Tentu saja, hal seperti ini bisa saja terjadi. Jika memang kamu menghadapi situasi seperti ini, kamu bisa menghadapinya dengan bijak, nggak perlu takut apalagi marah. Kalau ada yang mepet kamu, tinggal bilang ke dia kalau kalian “beda liga” alias hetero (itu kalau kamu yakin banget ya). Kalau dia masih ngotot juga mepet, kamu punya hak untuk menegur dengan tegas. Yang pasti jangan menggunakan kekerasan ya…
LGBT menular
Kamu pernah berasumsi bahwa kalau LGBT itu dapat menular? Jangan sedih, aku juga pernah berpikir demikian!
Mending cerita dari pengalamanku dulu deh yang sudah 18 tahun berteman dengan kawan-kawan yang secara terbuka (setidaknya ke aku) tentang orientasi seksualnya. Kalau berteman dengan yang transgender kayaknya lama.
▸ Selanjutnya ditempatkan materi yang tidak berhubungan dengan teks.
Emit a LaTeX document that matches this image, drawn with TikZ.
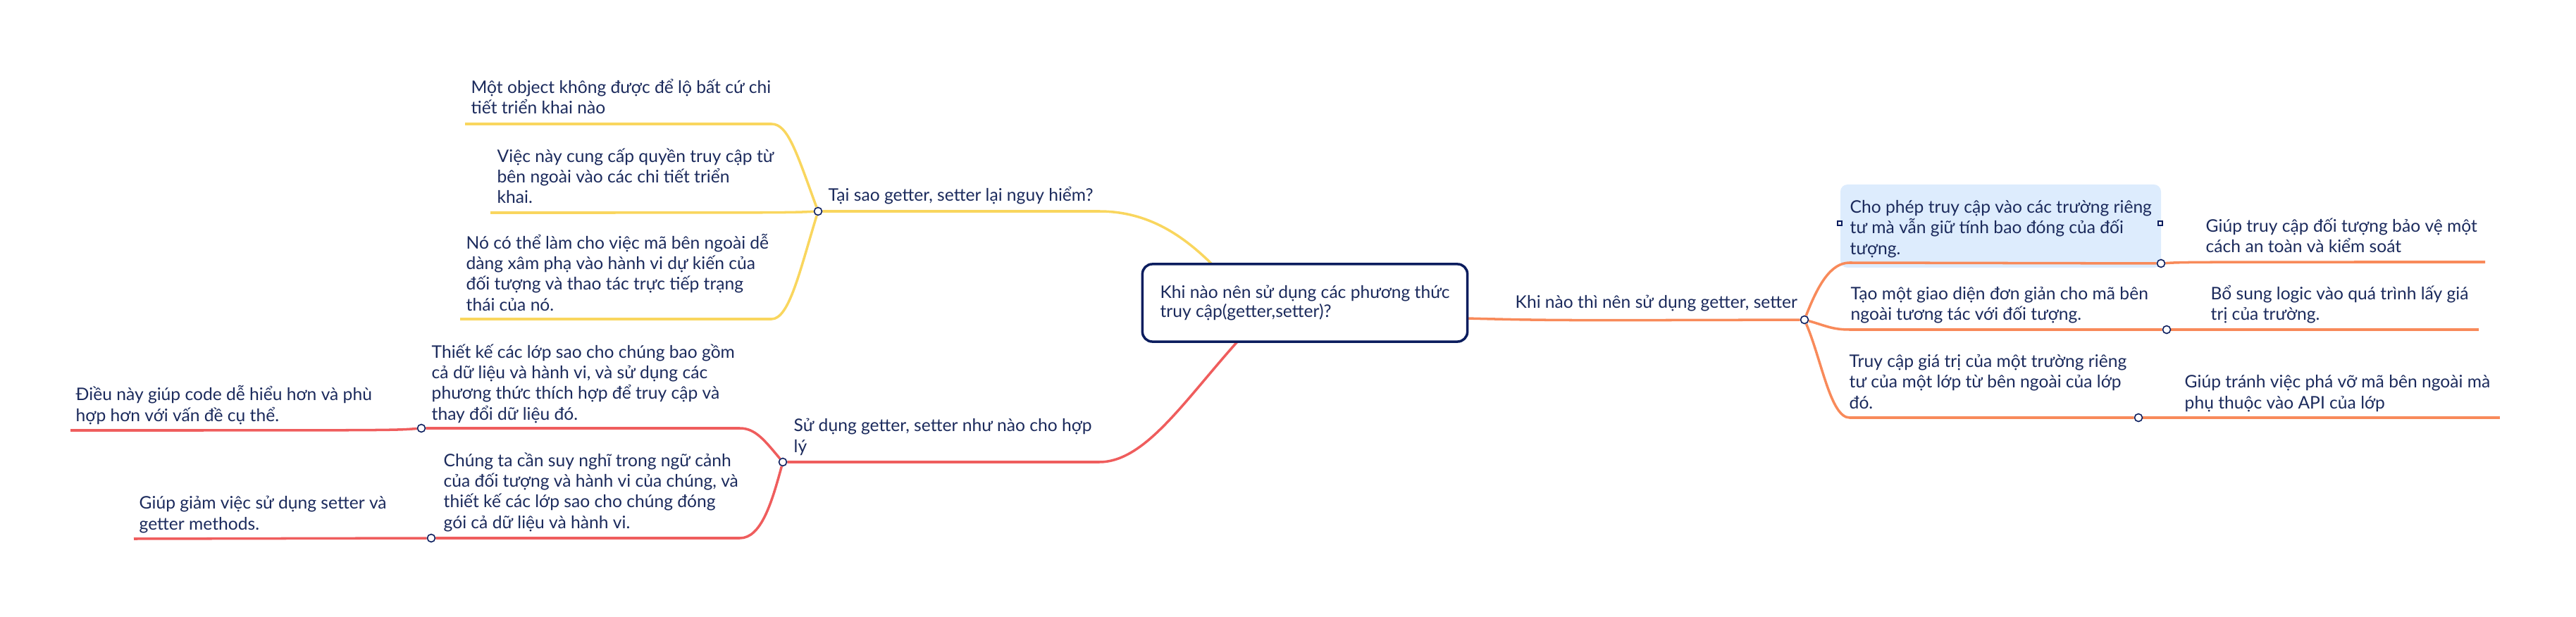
\documentclass[tikz,border=0pt]{standalone}
\usepackage{fontspec}
\setmainfont{Lato}
\usetikzlibrary{backgrounds}
\definecolor{ink}{HTML}{1B2A5C}
\definecolor{navy}{HTML}{0B1D5E}
\definecolor{ylw}{HTML}{F9D65E}
\definecolor{org}{HTML}{F88A5A}
\definecolor{rd}{HTML}{EF5D5D}
\definecolor{hl}{HTML}{DDECFD}
\tikzset{
  txt/.style={anchor=base west,align=left,inner sep=0,text=ink,font=\fontsize{7}{8.34}\selectfont},
  junc/.style={circle,draw=navy,fill=white,line width=0.45pt,inner sep=0,minimum size=0.11cm},
  grip/.style={rectangle,draw=navy,fill=white,line width=0.45pt,inner sep=0,minimum size=0.065cm},
  rootbox/.style={draw=navy,line width=1pt,rounded corners=0.14cm,fill=white,minimum width=4.61cm,minimum height=1.1cm,inner sep=0,align=left,text=ink,font=\fontsize{7}{7.9}\selectfont},
  ybr/.style={draw=ylw,line width=1pt},
  obr/.style={draw=org,line width=1pt},
  rbr/.style={draw=rd,line width=1pt}
}
\begin{document}
\begin{tikzpicture}[x=0.01cm,y=-0.01cm]
\useasboundingbox (0,0) rectangle (3656,876);
\node[rootbox] (root) at (1852,430) {Khi nào nên sử dụng các phương thức\\truy cập(getter,setter)?};
\coordinate (rootT) at (1722,377);\coordinate (rootB) at (1758,483);\coordinate (rootR) at (2081,452);
\node[junc] (jWhy) at (1161,300) {};\node[junc] (jHow) at (1111,656) {};\node[junc] (jWhen) at (2561,454) {};
\node[junc] (jH1) at (598,608) {};\node[junc] (jH2) at (612,764) {};
\node[junc] (jW1) at (3067,374) {};\node[junc] (jW2) at (3075,468) {};\node[junc] (jW3) at (3035,593) {};
\node[grip] (gripL) at (2611,317) {};\node[grip] (gripR) at (3066,317) {};
\coordinate (eY1) at (660,176);\coordinate (eY2) at (696,302);\coordinate (eY3) at (653,453);
\coordinate (eH1) at (100,611);\coordinate (eH2) at (190,765);
\coordinate (eW1) at (3527,372);\coordinate (eW2) at (3518,468);\coordinate (eW3) at (3548,593);
\node[txt] (why) at (1175,286) {Tại sao getter, setter lại nguy hiểm?};
\node[txt] (y1) at (668,162) {Một object không được để lộ bất cứ chi\\tiết triển khai nào};
\node[txt] (y2) at (705,289) {Việc này cung cấp quyền truy cập từ\\bên ngoài vào các chi tiết triển\\khai.};
\node[txt] (y3) at (661,441) {Nó có thể làm cho việc mã bên ngoài dễ\\dàng xâm phạ vào hành vi dự kiến của\\đối tượng và thao tác trực tiếp trạng\\thái của nó.};
\node[txt] (how) at (1126,642) {Sử dụng getter, setter như nào cho hợp\\lý};
\node[txt] (h1) at (612,596) {Thiết kế các lớp sao cho chúng bao gồm\\cả dữ liệu và hành vi, và sử dụng các\\phương thức thích hợp để truy cập và\\thay đổi dữ liệu đó.};
\node[txt] (h1a) at (107,598) {Điều này giúp code dễ hiểu hơn và phù\\hợp hơn với vấn đề cụ thể.};
\node[txt] (h2) at (629,750) {Chúng ta cần suy nghĩ trong ngữ cảnh\\của đối tượng và hành vi của chúng, và\\thiết kế các lớp sao cho chúng đóng\\gói cả dữ liệu và hành vi.};
\node[txt] (h2a) at (197,752) {Giúp giảm việc sử dụng setter và\\getter methods.};
\node[txt] (when) at (2150,438) {Khi nào thì nên sử dụng getter, setter};
\node[txt] (w1) at (2625,361) {Cho phép truy cập vào các trường riêng\\tư mà vẫn giữ tính bao đóng của đối\\tượng.};
\node[txt] (w1a) at (3130,359) {Giúp truy cập đối tượng bảo vệ một\\cách an toàn và kiểm soát};
\node[txt] (w2) at (2626,455) {Tạo một giao diện đơn giản cho mã bên\\ngoài tương tác với đối tượng.};
\node[txt] (w2a) at (3137,455) {Bổ sung logic vào quá trình lấy giá\\trị của trường.};
\node[txt] (w3) at (2624,580) {Truy cập giá trị của một trường riêng\\tư của một lớp từ bên ngoài của lớp\\đó.};
\node[txt] (w3a) at (3100,580) {Giúp tránh việc phá vỡ mã bên ngoài mà\\phụ thuộc vào API của lớp};
\begin{pgfonlayer}{background}
\fill[hl,rounded corners=0.1cm] (2612,262) rectangle (3067,380);
\draw[ybr] (rootT) .. controls (1680,335) and (1630,300) .. (1560,300) -- (jWhy);
\draw[ybr] (jWhy) .. controls (1130,215) and (1118,176) .. (1095,176) -- (eY1);
\draw[ybr] (jWhy) .. controls (1120,302) .. (eY2);
\draw[ybr] (jWhy) .. controls (1135,385) and (1120,453) .. (1095,453) -- (eY3);
\draw[rbr] (rootB) .. controls (1680,570) and (1625,656) .. (1560,656) -- (jHow);
\draw[rbr] (jHow) .. controls (1085,625) and (1072,608) .. (1050,608) -- (jH1);
\draw[rbr] (jHow) .. controls (1095,715) and (1080,764) .. (1050,764) -- (jH2);
\draw[rbr] (jH1) .. controls (560,611) .. (eH1);\draw[rbr] (jH2) -- (eH2);
\draw[obr] (rootR) .. controls (2200,455) .. (jWhen);
\draw[obr] (jWhen) .. controls (2580,405) and (2598,373) .. (2625,373) -- (jW1);
\draw[obr] (jWhen) .. controls (2590,462) and (2600,468) .. (2625,468) -- (jW2);
\draw[obr] (jWhen) .. controls (2585,510) and (2598,593) .. (2625,593) -- (jW3);
\draw[obr] (jW1) .. controls (3100,372) .. (eW1);\draw[obr] (jW2) -- (eW2);\draw[obr] (jW3) -- (eW3);
\end{pgfonlayer}
\end{tikzpicture}
\end{document}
Awalnya kenal dengan mereka, aku benar-benar risih karena isi kepalaku penuh dengan asumsi negatif. Beberapa kali kepedean karena merasa dipepet ama salah satu dari mereka dan agak jaga jarak karena takut tertular.
Lama-lama kok asumsi dan perasaan itu udah nggak ada karena pelan-pelan bisa melihat mereka sebagai manusia pada umumnya. Tentu saja, saat itu aku berusaha mencari informasi mengenai LGBT dan terbuka untuk sesuatu yang baru. Belajar gender dan feminisme benar-benar membuka pemahamanku mengenai persoalan ini. Akhirnya jadi sering tanya dan belajar dari mereka soal kehidupan mereka sebagai LGBT. And you what?! Sampai saat ini aku masih tertarik dan berpasangan dengan perempuan. Ini bukan masalah imanku yang tebal tapi orientasi dan identitas gender itu bukan seperti ganti pakaian. Lagi pula, aku belum menemukan penelitian ilmiah yang menyatakan bahwa LGBT dapat menular.
Pada akhirnya, mencari seorang teman itu tidak mudah. Kita berteman karena merasa nyaman dan bisa saling mendukung, bukan karena latar belakang sosial atau aspek lainnya. So, mudah-mudahan ini bisa membantu kamu untuk berteman dengan siapa pun.